Understanding Rating Behaviour and Predicting Ratings by Identifying Representative Users
This addresses the challenge of predicting ratings with limited data for online platforms, though it is incremental as it builds on existing review analysis methods.
The study tackled the problem of predicting product ratings by identifying representative users based on hidden dimensions in user reviews, such as 'Service' and 'Atmosphere', and achieved a 16-27% improvement in RMSE over conventional methods.

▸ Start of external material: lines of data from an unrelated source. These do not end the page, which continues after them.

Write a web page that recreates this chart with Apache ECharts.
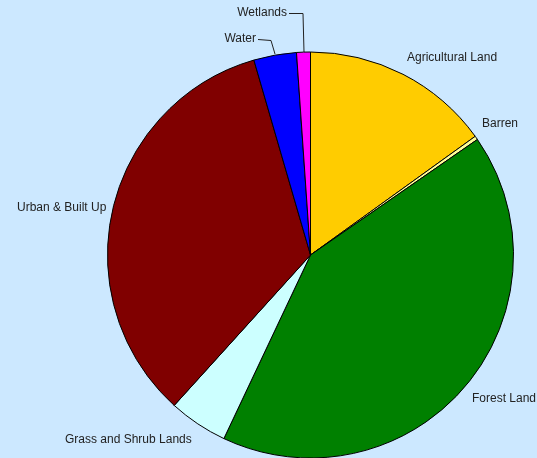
<!DOCTYPE html>
<html><head><meta charset="utf-8">
<script src="https://cdn.jsdelivr.net/npm/echarts@6/dist/echarts.min.js"></script>
<style>html,body{margin:0;padding:0;background:#CCE8FF;}#c{width:537px;height:458px;}</style>
</head><body><div id="c"></div>
<script>
const categories = ["Agricultural Land","Barren","Forest Land","Grass and Shrub Lands","Urban & Built Up","Water","Wetlands"];
const values = [15.07, 0.3, 41.67, 4.7, 33.8, 3.4, 1.1];
const colors = ["#FFCC00","#FFFF99","#008000","#CCFFFF","#800000","#0000FF","#FF00FF"];

// label anchor layout (x, y, align)
const labelPos = [
  [407, 58, 'left'],
  [482, 124, 'left'],
  [472, 399, 'left'],
  [65, 440, 'left'],
  [17, 208, 'left'],
  [256, 39, 'right'],
  [287, 13, 'right']
];
const leaderLines = {
  5: [[258, 39.5], [271, 40.5], [275, 54]],
  6: [[289, 13.5], [303, 13.5], [304, 52]]
};

const chart = echarts.init(document.getElementById('c'));
chart.setOption({
  backgroundColor: '#CCE8FF',
  animation: false,
  series: [{
    type: 'pie',
    center: [310.5, 255],
    radius: 203,
    startAngle: 90,
    clockwise: true,
    avoidLabelOverlap: false,
    itemStyle: { borderColor: '#000', borderWidth: 1 },
    label: {
      show: true,
      fontFamily: 'Liberation Sans, Arial, sans-serif',
      fontSize: 12,
      color: '#222'
    },
    labelLine: { show: true, lineStyle: { color: '#222', width: 1 }, length: 5, length2: 5 },
    labelLayout: function (p) {
      const i = p.dataIndex;
      const pos = labelPos[i];
      const res = { x: pos[0], y: pos[1], align: pos[2], verticalAlign: 'middle', hideOverlap: false };
      if (leaderLines[i]) res.labelLinePoints = leaderLines[i];
      return res;
    },
    data: categories.map((n, i) => ({
      name: n, value: values[i],
      itemStyle: { color: colors[i] },
      labelLine: { show: !!leaderLines[i] }
    }))
  }]
});
</script></body></html>
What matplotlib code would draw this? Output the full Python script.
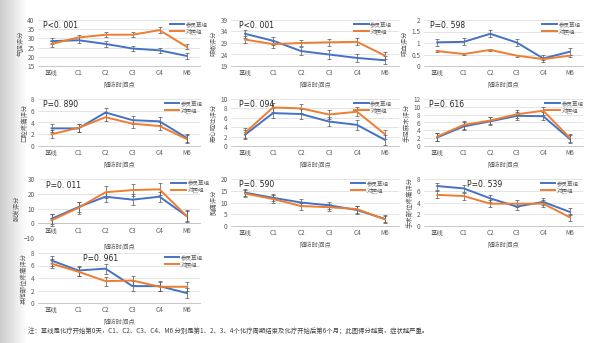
import numpy as np
import matplotlib
matplotlib.use("Agg")
import matplotlib.pyplot as plt
from matplotlib.lines import Line2D

plt.rcParams['font.family'] = ['Noto Sans CJK SC', 'DejaVu Sans']

categories = ['基线', 'C1', 'C2', 'C3', 'C4', 'M6']
group_names = ['参灵草组', '对照组']

# 每个小图: y标签, P值, 参灵草组均值, 对照组均值, 误差
ylabels = ['气促评分', '咳嗽评分', '咳血评分', '口腔疼痛评分', '恶心呕吐评分',
           '手足麻木评分', '脱发评分', '胸痛评分', '手术部位疼痛评分', '其他部位疼痛评分']
pvalues = ['P<0. 001', 'P<0. 001', 'P=0. 598', 'P=0. 890', 'P=0. 094',
           'P=0. 616', 'P=0. 011', 'P=0. 590', 'P=0. 539', 'P=0. 961']

blue1 = [28.5, 29.0, 27.0, 24.5, 23.5, 20.5]
orange1 = [27.0, 30.5, 32.0, 32.0, 34.5, 25.5]
blue2 = [33.0, 30.0, 25.5, 24.0, 22.5, 21.5]
orange2 = [30.5, 28.5, 29.0, 29.3, 29.5, 23.5]
blue3 = [1.03, 1.05, 1.40, 1.02, 0.33, 0.62]
orange3 = [0.65, 0.52, 0.70, 0.45, 0.30, 0.45]
blue4 = [3.0, 3.0, 5.7, 4.4, 4.2, 1.4]
orange4 = [2.0, 3.1, 4.9, 3.8, 3.4, 1.2]
blue5 = [2.4, 7.0, 6.8, 5.2, 4.5, 1.3]
orange5 = [2.8, 8.2, 8.0, 6.7, 7.3, 2.5]
blue6 = [2.2, 5.0, 6.3, 7.7, 7.6, 1.8]
orange6 = [2.4, 5.4, 6.5, 8.1, 9.0, 2.1]
blue7 = [3.0, 11.0, 18.0, 16.0, 18.0, 5.0]
orange7 = [2.0, 10.5, 21.0, 22.5, 23.0, 5.0]
blue8 = [14.2, 12.0, 10.0, 8.8, 6.8, 3.0]
orange8 = [13.8, 11.5, 8.5, 8.0, 7.2, 2.8]
blue9 = [6.8, 6.4, 4.7, 3.3, 4.1, 2.4]
orange9 = [5.3, 5.1, 3.8, 3.8, 3.8, 1.5]
blue10 = [6.8, 5.2, 5.5, 2.7, 2.7, 1.6]
orange10 = [6.3, 5.0, 3.5, 3.6, 2.6, 2.6]

errs = [1.5, 1.8, 0.15, 0.7, 1.0, 1.0, 3.5, 1.5, 0.6, 0.8]
orange_errs = [1.5, 1.5, 0.05, 0.7, 1.0, 1.0, 4.0, 1.5, 0.6, 0.7]

yticks = [np.arange(15, 41, 5), np.arange(19, 40, 5), np.arange(0, 2.01, 0.5),
          np.arange(0, 9, 2), np.arange(0, 11, 2), np.arange(0, 13, 2),
          np.arange(-10, 31, 10), np.arange(0, 21, 5), np.arange(0, 9, 2), np.arange(0, 9, 2)]

blues = [blue1, blue2, blue3, blue4, blue5, blue6, blue7, blue8, blue9, blue10]
oranges = [orange1, orange2, orange3, orange4, orange5, orange6, orange7, orange8, orange9, orange10]

W, H = 600, 343
# 各图绘图区 (左, 右, 上, 下) 像素
col_x = [(38, 200), (231, 399), (424, 583)]
row_y = [(20, 66), (99, 146), (179, 238), (253, 303)]
boxes = []
for i in range(10):
    r, c = divmod(i, 3)
    x0, x1 = col_x[c]
    y0, y1 = row_y[r]
    if i in (7, 8):
        y1 = 226
    boxes.append((x0, x1, y0, y1))

ptext_x = [0.03, 0.05, 0.04, 0.03, 0.05, 0.03, 0.05, 0.05, 0.27, 0.28]
legend_x = [0.80, 0.72, 0.73, 0.77, 0.72, 0.75, 0.81, 0.70, 0.72, 0.77]

fig = plt.figure(figsize=(6, 3.43), dpi=100)

# 左侧灰色渐变背景
bg = fig.add_axes([0, 0, 0.045, 1])
grad = np.linspace(0.80, 1.0, 50).reshape(1, -1)
bg.imshow(grad, cmap='gray', vmin=0, vmax=1, aspect='auto', extent=[0, 1, 0, 1])
bg.axis('off')

blue_c = '#4472C4'
orange_c = '#ED7D31'
x = np.arange(len(categories))
handles = [Line2D([], [], color=blue_c, lw=1.4), Line2D([], [], color=orange_c, lw=1.4)]

for i in range(10):
    x0, x1, y0, y1 = boxes[i]
    ax = fig.add_axes([x0 / W, 1 - y1 / H, (x1 - x0) / W, (y1 - y0) / H])
    ax.errorbar(x, blues[i], yerr=errs[i], color=blue_c, lw=1.4, ecolor='#555555',
                elinewidth=0.5, capsize=1.2, capthick=0.5, zorder=3)
    ax.errorbar(x, oranges[i], yerr=orange_errs[i], color=orange_c, lw=1.4, ecolor='#555555',
                elinewidth=0.5, capsize=1.2, capthick=0.5, zorder=3)
    yt = yticks[i]
    ax.set_ylim(yt[0], yt[-1])
    ax.set_yticks(yt)
    if i == 2:
        ax.set_yticklabels(['0', '0.5', '1', '1.5', '2'])
    ax.set_xlim(-0.5, 5.5)
    ax.set_xticks(x)
    ax.set_xticklabels(categories)
    ax.grid(axis='y', color='#d9d9d9', lw=0.5)
    ax.set_axisbelow(True)
    for s in ['top', 'right', 'left']:
        ax.spines[s].set_visible(False)
    ax.spines['bottom'].set_color('#bfbfbf')
    ax.spines['bottom'].set_linewidth(0.6)
    if i == 6:
        ax.spines['bottom'].set_position(('data', 0))
    ax.tick_params(length=0, labelsize=4.6, colors='#595959', pad=2.5)
    ax.set_ylabel(ylabels[i], fontsize=4.6, color='#595959', labelpad=2)
    ax.set_xlabel('随访时间点', fontsize=4.6, color='#595959', labelpad=2.5)
    if i == 6:
        ax.xaxis.set_label_coords(0.5, -0.08)
    ax.text(ptext_x[i], 0.89, pvalues[i], transform=ax.transAxes, fontsize=5.5,
            family=['DejaVu Sans', 'Noto Sans CJK SC'], va='center', ha='left', color='#222222')
    leg = ax.legend(handles, group_names, loc='upper left', bbox_to_anchor=(legend_x[i], 1.02),
                    frameon=False, fontsize=4.0, handlelength=2.6, handletextpad=0.3,
                    labelspacing=0.25, borderaxespad=0)
    for t in leg.get_texts():
        t.set_color('#595959')
    ax.patch.set_alpha(0)

fig.text(28 / W, 1 - 332 / H,
         '注：基线是化疗开始第0天，C1、C2、C3、C4、M6 分别是第1、2、3、4个化疗周期结束及化疗开始后第6个月；此图得分越高，症状越严重。',
         fontsize=4.6, color='#404040', va='center')

fig.savefig('out.png', dpi=100)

Online user reviews describing various products and services are now abundant on the web. While the information conveyed through review texts and ratings is easily comprehensible, there is a wealth of hidden information in them that is not immediately obvious. In this study, we unlock this hidden value behind user reviews to understand the various dimensions along which users rate products. We learn a set of users that represent each of these dimensions and use their ratings to predict product ratings. Specifically, we work with restaurant reviews to identify users whose ratings are influenced by dimensions like 'Service', 'Atmosphere' etc. in order to predict restaurant ratings and understand the variation in rating behaviour across different cuisines. While previous approaches to obtaining product ratings require either a large number of user ratings or a few review texts, we show that it is possible to predict ratings with few user ratings and no review text. Our experiments show that our approach outperforms other conventional methods by 16-27% in terms of RMSE.